>> START
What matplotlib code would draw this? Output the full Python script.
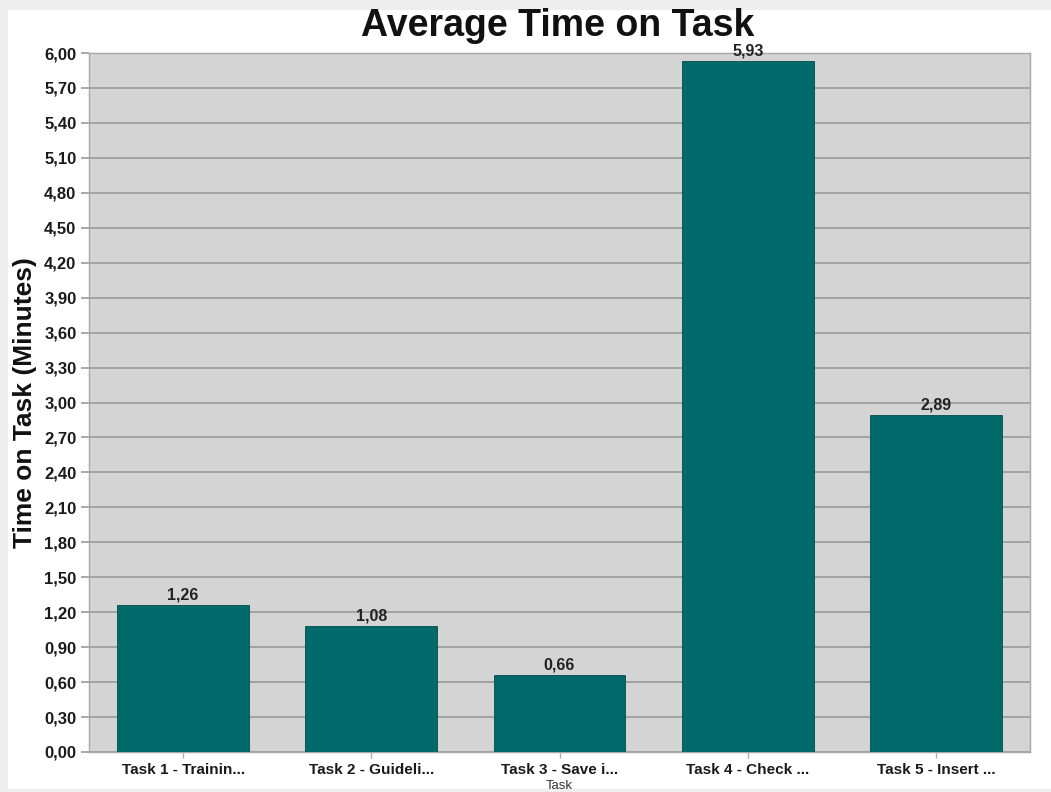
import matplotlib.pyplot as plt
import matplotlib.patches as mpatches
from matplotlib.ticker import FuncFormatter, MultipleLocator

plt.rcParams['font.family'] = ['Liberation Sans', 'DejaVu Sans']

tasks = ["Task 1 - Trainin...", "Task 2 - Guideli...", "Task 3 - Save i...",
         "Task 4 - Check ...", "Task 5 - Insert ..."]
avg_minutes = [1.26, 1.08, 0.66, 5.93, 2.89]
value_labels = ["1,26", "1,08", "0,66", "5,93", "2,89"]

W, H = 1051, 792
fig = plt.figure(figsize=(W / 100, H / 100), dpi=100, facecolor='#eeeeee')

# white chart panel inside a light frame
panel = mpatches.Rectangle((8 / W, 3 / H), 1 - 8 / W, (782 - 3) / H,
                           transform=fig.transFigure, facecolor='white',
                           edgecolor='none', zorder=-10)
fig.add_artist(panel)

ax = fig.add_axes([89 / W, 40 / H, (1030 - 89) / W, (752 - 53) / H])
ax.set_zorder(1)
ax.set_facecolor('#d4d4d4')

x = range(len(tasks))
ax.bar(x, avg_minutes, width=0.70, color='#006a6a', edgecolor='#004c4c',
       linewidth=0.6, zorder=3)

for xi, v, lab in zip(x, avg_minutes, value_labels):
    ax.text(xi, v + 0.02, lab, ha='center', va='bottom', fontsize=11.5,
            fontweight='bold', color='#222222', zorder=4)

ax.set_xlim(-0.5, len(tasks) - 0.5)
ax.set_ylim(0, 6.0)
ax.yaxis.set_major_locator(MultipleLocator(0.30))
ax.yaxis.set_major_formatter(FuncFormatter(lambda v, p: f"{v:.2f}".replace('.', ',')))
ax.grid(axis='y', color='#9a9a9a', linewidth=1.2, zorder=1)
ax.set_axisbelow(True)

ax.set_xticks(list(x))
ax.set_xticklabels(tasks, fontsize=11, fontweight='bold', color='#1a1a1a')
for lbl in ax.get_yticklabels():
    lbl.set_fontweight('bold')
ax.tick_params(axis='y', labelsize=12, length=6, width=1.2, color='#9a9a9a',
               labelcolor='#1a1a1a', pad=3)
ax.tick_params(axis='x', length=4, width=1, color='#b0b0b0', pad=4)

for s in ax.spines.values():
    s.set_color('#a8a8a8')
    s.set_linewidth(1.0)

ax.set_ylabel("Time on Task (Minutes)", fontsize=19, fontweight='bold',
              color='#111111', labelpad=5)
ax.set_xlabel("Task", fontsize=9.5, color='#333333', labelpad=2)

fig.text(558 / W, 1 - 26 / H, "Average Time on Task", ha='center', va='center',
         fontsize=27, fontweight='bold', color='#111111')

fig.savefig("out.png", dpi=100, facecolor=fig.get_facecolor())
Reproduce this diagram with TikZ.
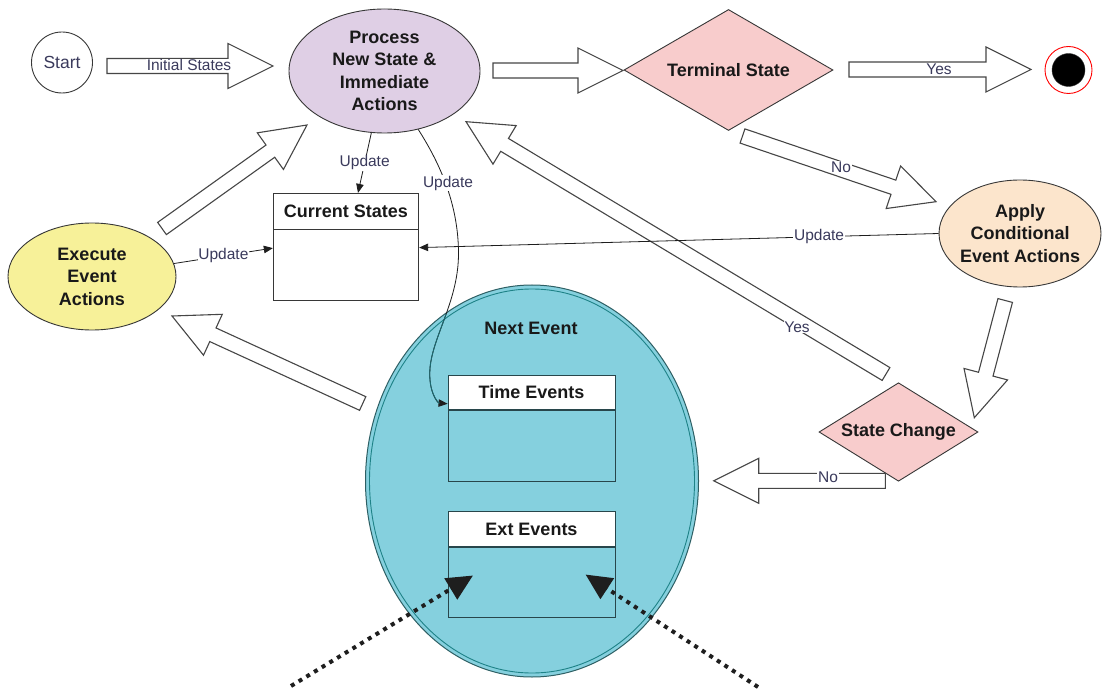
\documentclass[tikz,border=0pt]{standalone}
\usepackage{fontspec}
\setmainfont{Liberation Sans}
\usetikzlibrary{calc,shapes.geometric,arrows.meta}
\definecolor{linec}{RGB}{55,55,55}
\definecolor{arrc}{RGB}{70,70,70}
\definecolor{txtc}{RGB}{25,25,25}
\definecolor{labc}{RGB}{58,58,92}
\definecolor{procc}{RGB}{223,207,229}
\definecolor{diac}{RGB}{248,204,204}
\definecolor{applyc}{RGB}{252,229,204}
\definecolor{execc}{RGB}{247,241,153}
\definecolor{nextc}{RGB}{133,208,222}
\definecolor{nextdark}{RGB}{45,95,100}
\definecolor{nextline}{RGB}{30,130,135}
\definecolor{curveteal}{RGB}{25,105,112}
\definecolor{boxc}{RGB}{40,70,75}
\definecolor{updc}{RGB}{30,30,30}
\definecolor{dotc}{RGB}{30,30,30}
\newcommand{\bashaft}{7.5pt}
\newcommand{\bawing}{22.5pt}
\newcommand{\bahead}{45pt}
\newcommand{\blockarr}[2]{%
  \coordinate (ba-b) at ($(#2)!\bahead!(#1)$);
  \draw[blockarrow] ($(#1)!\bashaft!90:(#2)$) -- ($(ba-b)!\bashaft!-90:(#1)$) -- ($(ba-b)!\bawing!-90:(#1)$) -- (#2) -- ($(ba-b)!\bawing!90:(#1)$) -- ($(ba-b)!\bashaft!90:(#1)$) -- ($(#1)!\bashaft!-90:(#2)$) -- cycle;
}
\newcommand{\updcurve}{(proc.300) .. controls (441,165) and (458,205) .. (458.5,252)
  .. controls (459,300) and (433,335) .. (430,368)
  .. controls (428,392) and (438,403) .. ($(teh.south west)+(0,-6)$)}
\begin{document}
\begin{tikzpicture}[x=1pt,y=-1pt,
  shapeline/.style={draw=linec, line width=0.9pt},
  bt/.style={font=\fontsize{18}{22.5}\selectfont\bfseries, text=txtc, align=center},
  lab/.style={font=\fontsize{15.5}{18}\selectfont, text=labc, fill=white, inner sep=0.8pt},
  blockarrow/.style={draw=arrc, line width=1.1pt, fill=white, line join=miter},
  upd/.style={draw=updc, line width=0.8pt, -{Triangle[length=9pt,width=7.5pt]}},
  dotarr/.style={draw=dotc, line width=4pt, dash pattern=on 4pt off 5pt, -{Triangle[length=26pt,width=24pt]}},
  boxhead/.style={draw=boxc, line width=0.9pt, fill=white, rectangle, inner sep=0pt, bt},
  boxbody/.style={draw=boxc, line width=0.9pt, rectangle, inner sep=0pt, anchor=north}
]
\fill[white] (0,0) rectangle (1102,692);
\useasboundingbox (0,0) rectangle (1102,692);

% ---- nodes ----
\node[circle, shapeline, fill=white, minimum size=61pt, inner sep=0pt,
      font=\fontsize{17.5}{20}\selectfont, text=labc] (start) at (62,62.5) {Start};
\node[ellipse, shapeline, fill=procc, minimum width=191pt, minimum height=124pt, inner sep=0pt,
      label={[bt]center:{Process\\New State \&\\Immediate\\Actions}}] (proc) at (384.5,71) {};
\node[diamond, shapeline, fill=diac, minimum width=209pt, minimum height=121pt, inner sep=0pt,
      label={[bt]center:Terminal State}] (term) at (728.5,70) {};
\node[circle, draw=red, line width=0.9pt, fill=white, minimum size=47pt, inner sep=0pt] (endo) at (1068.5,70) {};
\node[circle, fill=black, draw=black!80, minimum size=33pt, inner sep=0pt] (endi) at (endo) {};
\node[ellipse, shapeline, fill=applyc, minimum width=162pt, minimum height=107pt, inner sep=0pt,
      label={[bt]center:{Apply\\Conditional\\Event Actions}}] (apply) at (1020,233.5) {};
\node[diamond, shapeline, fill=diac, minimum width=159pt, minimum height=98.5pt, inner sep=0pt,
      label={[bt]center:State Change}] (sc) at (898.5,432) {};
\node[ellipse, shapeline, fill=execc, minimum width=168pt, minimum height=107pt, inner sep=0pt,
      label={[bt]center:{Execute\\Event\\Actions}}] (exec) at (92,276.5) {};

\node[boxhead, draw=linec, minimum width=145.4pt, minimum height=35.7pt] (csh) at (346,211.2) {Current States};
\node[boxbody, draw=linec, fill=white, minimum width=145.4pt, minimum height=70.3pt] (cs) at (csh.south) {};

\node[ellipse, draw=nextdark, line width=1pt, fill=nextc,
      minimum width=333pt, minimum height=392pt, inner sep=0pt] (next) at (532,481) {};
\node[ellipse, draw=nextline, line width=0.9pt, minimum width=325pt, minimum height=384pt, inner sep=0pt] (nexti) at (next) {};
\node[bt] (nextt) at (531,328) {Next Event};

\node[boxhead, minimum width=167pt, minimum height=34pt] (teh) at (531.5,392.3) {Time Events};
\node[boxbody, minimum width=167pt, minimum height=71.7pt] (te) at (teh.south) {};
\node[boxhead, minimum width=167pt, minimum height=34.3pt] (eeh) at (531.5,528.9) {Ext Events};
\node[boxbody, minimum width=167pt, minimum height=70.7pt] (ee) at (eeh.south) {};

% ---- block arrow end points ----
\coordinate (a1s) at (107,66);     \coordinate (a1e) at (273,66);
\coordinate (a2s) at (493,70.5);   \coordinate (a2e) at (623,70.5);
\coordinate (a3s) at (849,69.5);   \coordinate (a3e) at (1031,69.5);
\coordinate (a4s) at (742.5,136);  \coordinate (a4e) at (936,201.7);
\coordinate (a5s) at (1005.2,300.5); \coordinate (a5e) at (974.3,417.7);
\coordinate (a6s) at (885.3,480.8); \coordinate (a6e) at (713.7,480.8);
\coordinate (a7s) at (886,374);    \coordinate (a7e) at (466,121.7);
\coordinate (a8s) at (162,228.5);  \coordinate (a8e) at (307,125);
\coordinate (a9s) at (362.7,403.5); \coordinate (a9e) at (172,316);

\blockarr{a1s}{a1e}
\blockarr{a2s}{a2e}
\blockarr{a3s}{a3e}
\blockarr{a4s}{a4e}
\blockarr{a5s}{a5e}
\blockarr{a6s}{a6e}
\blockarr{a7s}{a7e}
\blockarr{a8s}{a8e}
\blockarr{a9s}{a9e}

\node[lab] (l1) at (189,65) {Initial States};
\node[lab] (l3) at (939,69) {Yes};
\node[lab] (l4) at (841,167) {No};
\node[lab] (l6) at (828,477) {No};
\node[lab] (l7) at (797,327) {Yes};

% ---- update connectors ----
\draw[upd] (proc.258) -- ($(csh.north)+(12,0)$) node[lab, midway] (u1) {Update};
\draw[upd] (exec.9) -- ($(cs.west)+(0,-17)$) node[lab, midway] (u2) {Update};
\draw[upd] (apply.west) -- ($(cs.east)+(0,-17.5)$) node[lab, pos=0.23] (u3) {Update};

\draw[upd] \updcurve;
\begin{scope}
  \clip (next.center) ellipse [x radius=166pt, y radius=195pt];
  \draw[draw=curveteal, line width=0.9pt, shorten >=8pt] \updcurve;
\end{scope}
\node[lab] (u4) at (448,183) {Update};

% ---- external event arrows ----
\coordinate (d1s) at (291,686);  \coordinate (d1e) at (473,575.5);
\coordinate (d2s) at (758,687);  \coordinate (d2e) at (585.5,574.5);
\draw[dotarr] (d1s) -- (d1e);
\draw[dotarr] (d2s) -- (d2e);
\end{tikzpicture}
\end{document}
>> END
Up to and including the line containing "fig = plt.figure(figsize=(W", repeat every line from the start of the data, but none of the pictures.

What matplotlib code would draw this? Output the full Python script.
import matplotlib.pyplot as plt
import matplotlib.patches as mpatches
from matplotlib.ticker import FuncFormatter, MultipleLocator

plt.rcParams['font.family'] = ['Liberation Sans', 'DejaVu Sans']

tasks = ["Task 1 - Trainin...", "Task 2 - Guideli...", "Task 3 - Save i...",
         "Task 4 - Check ...", "Task 5 - Insert ..."]
avg_minutes = [1.26, 1.08, 0.66, 5.93, 2.89]
value_labels = ["1,26", "1,08", "0,66", "5,93", "2,89"]

W, H = 1051, 792
fig = plt.figure(figsize=(W / 100, H / 100), dpi=100, facecolor='#eeeeee')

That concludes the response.